→ Problem statement
Extract only the lines from the start of the entries below to the line with "var baseY = 560;", inclusive; omit every picture.
--------------------------------
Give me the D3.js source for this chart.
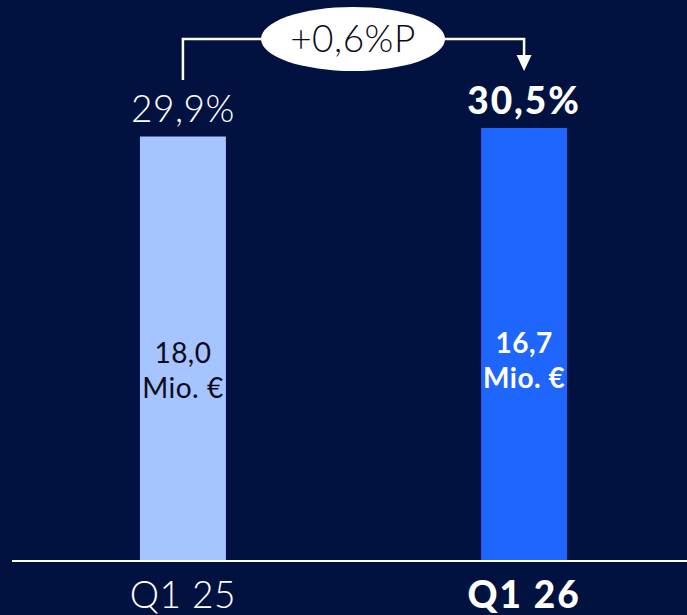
<!DOCTYPE html>
<html>
<head>
<meta charset="utf-8">
<script src="https://cdn.jsdelivr.net/npm/d3@7"></script>
<style>
  html, body { margin: 0; padding: 0; background: #021240; }
  svg { display: block; font-family: Lato, "Open Sans", sans-serif; }
</style>
</head>
<body>
<div id="chart"></div>
<script>
// data
var categories = ["Q1 25", "Q1 26"];
var margins = [29.9, 30.5];            // percent, bar height
var marginLabels = ["29,9%", "30,5%"];
var amountLabels = ["18,0", "16,7"];
var unitLabel = "Mio. €";
var deltaLabel = "+0,6%P";

var chartWidth = 687, chartHeight = 615;
var baseY = 560;

var svg = d3.select("#chart").append("svg")
    .attr("width", chartWidth)
    .attr("height", chartHeight);

svg.append("rect")
    .attr("width", chartWidth).attr("height", chartHeight)
    .attr("fill", "#021240");

var x = d3.scaleBand()
    .domain(categories)
    .range([12, 695])
    .paddingInner(0.748)
    .paddingOuter(0.375);

var y = d3.scaleLinear()
    .domain([0, 30.5])
    .range([baseY, 128]);

var barColors = ["#a6c4ff", "#1f66ff"];
var innerText = ["#0b0b1a", "#ffffff"];

// bars
svg.selectAll("rect.bar")
    .data(margins)
  .enter().append("rect")
    .attr("class", "bar")
    .attr("x", function(d, i) { return x(categories[i]); })
    .attr("y", function(d) { return y(d); })
    .attr("width", x.bandwidth())
    .attr("height", function(d) { return baseY - y(d); })
    .attr("fill", function(d, i) { return barColors[i]; });

// baseline
svg.append("line")
    .attr("x1", 12).attr("x2", chartWidth)
    .attr("y1", baseY + 1).attr("y2", baseY + 1)
    .attr("stroke", "#ffffff")
    .attr("stroke-width", 2);

function cx(i) { return x(categories[i]) + x.bandwidth() / 2; }

// margin labels on top
svg.selectAll("text.pct")
    .data(marginLabels)
  .enter().append("text")
    .attr("class", "pct")
    .attr("x", function(d, i) { return cx(i); })
    .attr("y", function(d, i) { return y(margins[i]) - 14; })
    .attr("text-anchor", "middle")
    .attr("fill", "#ffffff")
    .style("font-size", function(d, i) { return i === 1 ? "37px" : "37px"; })
    .style("font-weight", function(d, i) { return i === 1 ? 900 : 300; })
    .style("letter-spacing", function(d, i) { return i === 1 ? "2px" : "0.5px"; })
    .text(function(d) { return d; });

// amount labels inside bars
var inner = svg.selectAll("g.inner")
    .data(amountLabels)
  .enter().append("g")
    .attr("class", "inner")
    .attr("transform", function(d, i) {
      return "translate(" + cx(i) + "," + (i === 0 ? 363 : 353) + ")";
    });

inner.append("text")
    .attr("text-anchor", "middle")
    .attr("fill", function(d, i) { return innerText[i]; })
    .style("font-size", "28px")
    .style("font-weight", function(d, i) { return i === 1 ? 700 : 400; })
    .style("letter-spacing", "0.5px")
    .text(function(d) { return d; });

inner.append("text")
    .attr("y", 35)
    .attr("text-anchor", "middle")
    .attr("fill", function(d, i) { return innerText[i]; })
    .style("font-size", "28px")
    .style("font-weight", function(d, i) { return i === 1 ? 700 : 400; })
    .style("letter-spacing", "0.5px")
    .text(unitLabel);

// category labels
svg.selectAll("text.cat")
    .data(categories)
  .enter().append("text")
    .attr("class", "cat")
    .attr("x", function(d, i) { return cx(i); })
    .attr("y", 608)
    .attr("text-anchor", "middle")
    .attr("fill", "#ffffff")
    .style("font-size", "37px")
    .style("font-weight", function(d, i) { return i === 1 ? 900 : 300; })
    .style("letter-spacing", function(d, i) { return i === 1 ? "2px" : "0.5px"; })
    .text(function(d) { return d; });

// change annotation: bracket from left label to right label
var lineY = 39, x0 = cx(0), x1 = cx(1);
svg.append("path")
    .attr("d", "M" + x0 + "," + 80 + "V" + lineY + "H" + x1 + "V" + 56)
    .attr("fill", "none")
    .attr("stroke", "#ffffff")
    .attr("stroke-width", 2.5);

svg.append("path")
    .attr("d", "M" + (x1 - 7.5) + ",55L" + (x1 + 7.5) + ",55L" + x1 + ",71Z")
    .attr("fill", "#ffffff");

var midX = 353;
svg.append("ellipse")
    .attr("cx", midX).attr("cy", lineY)
    .attr("rx", 92).attr("ry", 32)
    .attr("fill", "#ffffff");

svg.append("text")
    .attr("x", midX).attr("y", 52)
    .attr("text-anchor", "middle")
    .attr("fill", "#0b0b1a")
    .style("font-size", "37px")
    .style("font-weight", 300)
    .style("letter-spacing", "0.5px")
    .text(deltaLabel);
</script>
</body>
</html>
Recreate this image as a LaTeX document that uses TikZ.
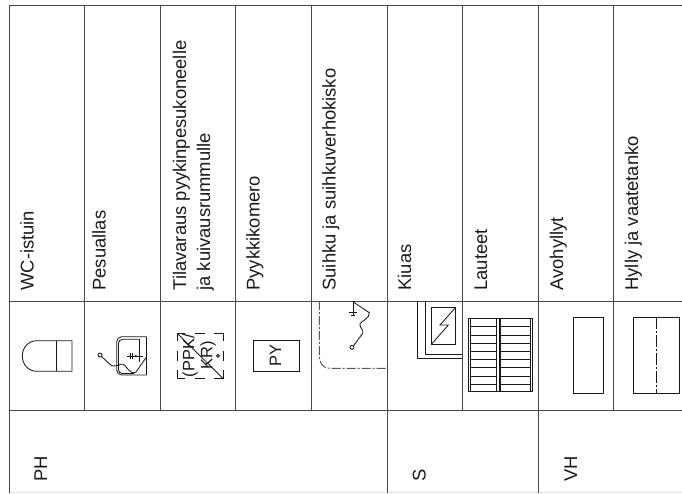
\documentclass[tikz,border=0pt]{standalone}
\usepackage{fontspec}
\setmainfont{Liberation Sans}
\begin{document}
\begin{tikzpicture}[x=1pt,y=-1pt,
  grid/.style={draw=black!72,line width=1pt},
  sym/.style={draw=black!90,line width=0.85pt},
  lbl/.style={rotate=90,anchor=base west,inner sep=0pt,font=\fontsize{18.4}{22}\selectfont,text=black!90},
  cen/.style={rotate=90,anchor=center,inner sep=0pt,font=\fontsize{16.5}{20}\selectfont,text=black!90},
  ppkedge/.style={sym,dash pattern=on 8pt off 9.5pt on 10pt off 9.5pt on 9pt}]
\useasboundingbox (0,0) rectangle (682,493);
% table
\draw[grid] (9,5) -- (682,5);
\draw[grid] (9,301) -- (682,301);
\draw[grid] (9,410.5) -- (682,410.5);
\draw[black!12,line width=0.6pt] (9,492) -- (682,492);
\foreach \x in {9,387,538}{\draw[grid] (\x,5) -- (\x,493);}
\foreach \x in {84.7,160.3,235.8,311.4,462.3,613.7}{\draw[grid] (\x,5) -- (\x,410.5);}
% labels
\node[lbl] (t1) at (33.5,290.7) {WC-istuin};
\node[lbl] (t2) at (105.6,290.7) {Pesuallas};
\node[lbl] (t3a) at (186,290.7) {Tilavaraus pyykinpesukoneelle};
\node[lbl] (t3b) at (210,290.7) {ja kuivausrummulle};
\node[lbl] (t4) at (259.6,290.7) {Pyykkikomero};
\node[lbl] (t5) at (335.6,290.7) {Suihku ja suihkuverhokisko};
\node[lbl] (t6) at (411,290.7) {Kiuas};
\node[lbl] (t7) at (487,290.7) {Lauteet};
\node[lbl] (t8) at (563,290.7) {Avohyllyt};
\node[lbl] (t9) at (638,290.7) {Hylly ja vaatetanko};
\node[lbl] (g1) at (47,482) {PH};
\node[lbl] (g2) at (425.7,482) {S};
\node[lbl] (g3) at (577,482) {VH};
% WC
\draw[sym] (37,340.7) -- (72,340.7) -- (72,371.3) -- (37,371.3) .. controls (28,371.3) and (22.3,364) .. (22.3,356) .. controls (22.3,348) and (28,340.7) .. (37,340.7);
\draw[sym] (56.7,340.7) -- (56.7,371.3);
% basin
\draw[sym,rounded corners=5pt] (146.7,336.7) -- (116.7,336.7) -- (116.7,375) -- (146.7,375);
\draw[sym] (146.7,336.7) -- (146.7,375);
\draw[sym,rounded corners=4pt] (139.3,339.3) -- (118.5,339.3) -- (118.5,373.6) -- (134,373.6);
\draw[sym] (139.3,339.3) -- (139.3,362);
\draw[sym] (100,355) circle (2);
\draw[sym] (101.5,356.5) -- (109,363.5) .. controls (112,367) and (115,366) .. (118,365.5) .. controls (122,363) and (124,364) .. (127,368) .. controls (130,372) and (133,374) .. (136,372) -- (146.7,356.7);
\draw[sym] (127,356) -- (143,356);
\draw[sym] (130.7,353) -- (130.7,359) (132.7,353) -- (132.7,359);
\fill[black!85] (135.7,356) circle (1.2);
% PPK
\draw[ppkedge] (177.3,333.3) -- (223.3,333.3);
\draw[ppkedge] (177.3,378.7) -- (223.3,378.7);
\draw[ppkedge] (177.3,333.3) -- (177.3,378.7);
\draw[ppkedge] (223.3,333.3) -- (223.3,378.7);
\draw[sym] (177.3,333.3) -- (223.3,378.7);
\node[cen] (p1) at (190,355.5) {(PPK/};
\node[cen] (p2) at (208,355.5) {KR)};
\draw[sym] (218,355.7) circle (1.5);
% PY
\draw[sym] (253.3,340.7) rectangle (299,371.3);
\node[cen] (py) at (275.5,355.6) {PY};
% shower
\draw[sym,black!65,line width=1pt,dash pattern=on 9pt off 2pt on 2pt off 2pt] (319.3,301) -- (319.3,356) .. controls (319.3,362) and (322,368.3) .. (330,368.3) -- (387,368.3);
\draw[sym] (353.3,301) -- (353.3,315);
\draw[sym] (349.3,312.7) -- (357.3,312.7) (351.3,315) -- (355.3,315);
\draw[sym] (353.3,302) -- (369.3,312.7) .. controls (370,318) and (362,321) .. (360,323.5) .. controls (359,327) and (364,330) .. (362.7,333.3) -- (353.5,345.8);
\draw[sym] (352,347.3) circle (2);
% stove
\draw[sym] (417.3,301) -- (417.3,358.3) -- (462.3,358.3);
\draw[sym] (425,301) -- (425,354.3) -- (462.3,354.3);
\draw[sym] (431.7,307.3) rectangle (455.7,344);
\draw[sym] (455.7,307.3) -- (440,325) -- (448.3,325) -- (431.7,344);
% benches
\draw[sym] (468.3,318.3) rectangle (532.3,391.3);
\foreach \x in {470.7,496.7,499,500.7,530.7}{\draw[sym] (\x,318.3) -- (\x,391.3);}
\foreach \y in {326.7,335,343.3,351.7,359.7,367.7,376,384.3}{\draw[sym] (470.7,\y) -- (496.7,\y) (500.7,\y) -- (530.7,\y);}
% shelves
\draw[sym] (573,317.3) rectangle (603.3,393);
\draw[sym] (633.3,317.3) rectangle (679,393);
\draw[sym,dash pattern=on 12pt off 2pt on 2pt off 2pt] (656.3,317.3) -- (656.3,393);
\end{tikzpicture}
\end{document}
--------------------------------
→ Completed task
Give me the D3.js source for this chart.
<!DOCTYPE html>
<html>
<head>
<meta charset="utf-8">
<script src="https://cdn.jsdelivr.net/npm/d3@7"></script>
<style>
  html, body { margin: 0; padding: 0; background: #021240; }
  svg { display: block; font-family: Lato, "Open Sans", sans-serif; }
</style>
</head>
<body>
<div id="chart"></div>
<script>
// data
var categories = ["Q1 25", "Q1 26"];
var margins = [29.9, 30.5];            // percent, bar height
var marginLabels = ["29,9%", "30,5%"];
var amountLabels = ["18,0", "16,7"];
var unitLabel = "Mio. €";
var deltaLabel = "+0,6%P";

var chartWidth = 687, chartHeight = 615;
var baseY = 560;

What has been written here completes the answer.